Out West, the Lakers swept two sub-.500 teams and beat the Warriors 4-1 to reach the championship round in six less games than Boston. Despite the Finals startbg two days after the brutal Piston series, the Celtics gave well-rested LA all they could handle before bowing out, 4-2.
Walton barely played due to foot injuries. The league’s best seventh man, swingman sharpshooter Scott Wedman, missed almost the entire season and all of the playoffs with a heel injury.
Top pick Len Bias, the young and athletic 6-8 super-talent the team desperately needed, had died from a drug overdoes before ever playing an NBA game.

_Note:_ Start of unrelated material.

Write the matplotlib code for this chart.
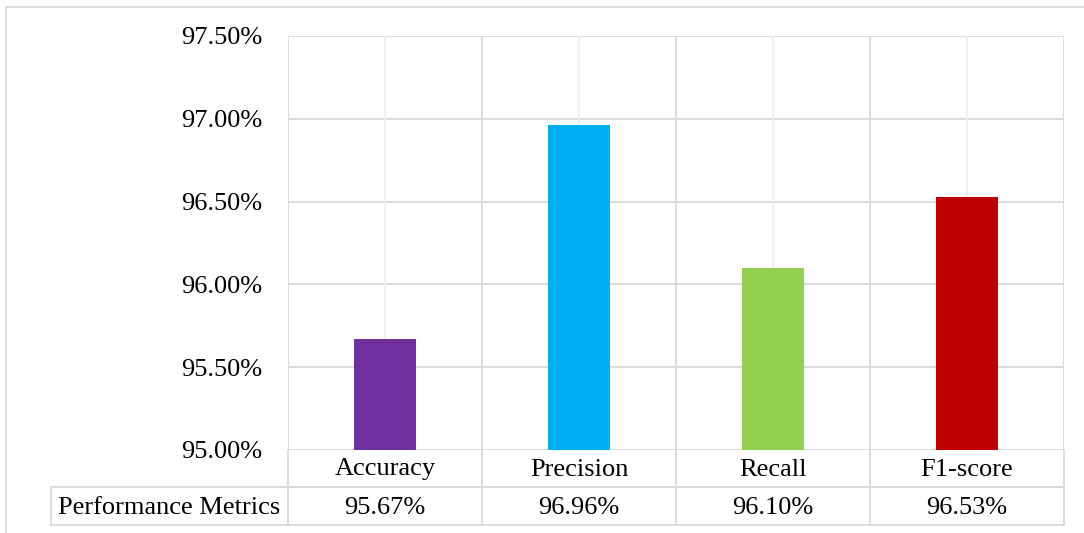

McHale battled through a broken navicular bone on one foot and a sprain on the other, as well as the flu, to play. He still limps to this day after playing that post-season while hurt against doctor’s advice.
Ainge sprained his knee in game seven vs. the Bucks and missed the first three games of the legendarily vicious Piston series, and never regained his groove vs. LA.
Bird soldiered through a playoff record 1,015 minutes in 23 post-season games in 1987. He and DJ played 3-400 more minutes than their most-utilized Laker counterparts in the 1987 playoffs. Yet like their coach, they made no excuses. They would run through a wall for K.C., and did.
If not for some terrible calls in game four when Boston blew a 16-point second half lead at home to lose by a point, the Celtics might have actually won their 17th banner.
It would have been the ultimate win had they pulled it off over the rested, healthier Lakers on their homecourt, an even greater achievement than 1969 due to the injuries and rough road to just get to the championship series.
My favorite story about K.C. Jones might be this tale told by Bill Walton. I think it demonstrates a lot of what made K.C. successful as a psychologist/coach, and adds subtle insight to his personality and ability to motivate.
At the end of close games, K.C. would call timeout and design a last shot for clutch Celtic guard Dennis Johnson - who like K.C. was a superb defender and California native. DJ was even drafted by Russell when he was running the Seattle club as a hardship second rounder in 1976.
Walton says Bird would become irate in the huddle and say, “Hey, I am Larry Bird, give me the ball!”
Walton said K.C. would glare at Larry, jam his thumb in his chest and say “shut up, I am the coach of this team.”
Then after a moment he would grab his clipboard, start to draw up a play, and say, “Now let’s get the ball to Larry here...”
He knew just how to push the proud Bird’s buttons, to make sure he was angry enough to overcome the moment and hit another game-winner, which he usually did.
When Bird was inducted to the Hall of Fame, he chose Fitch and Walton as his presenters. But he did not forget Jones. He called K.C. “one of the greatest people walking the face of the Earth.” When the camera zoomed in on K.C., he was beaming with a wide smile, rarely seen in public.
Another good story is that one time Jones chastised the Celtics for shooting too many three-pointers (imagine that today?!) in the pre-game huddle.
So when Boston won the opening tap, the incorrigible Ainge dribbled quickly into the forecourt and immediately launched a three on the first possession.
K.C. just shook his head and smiled.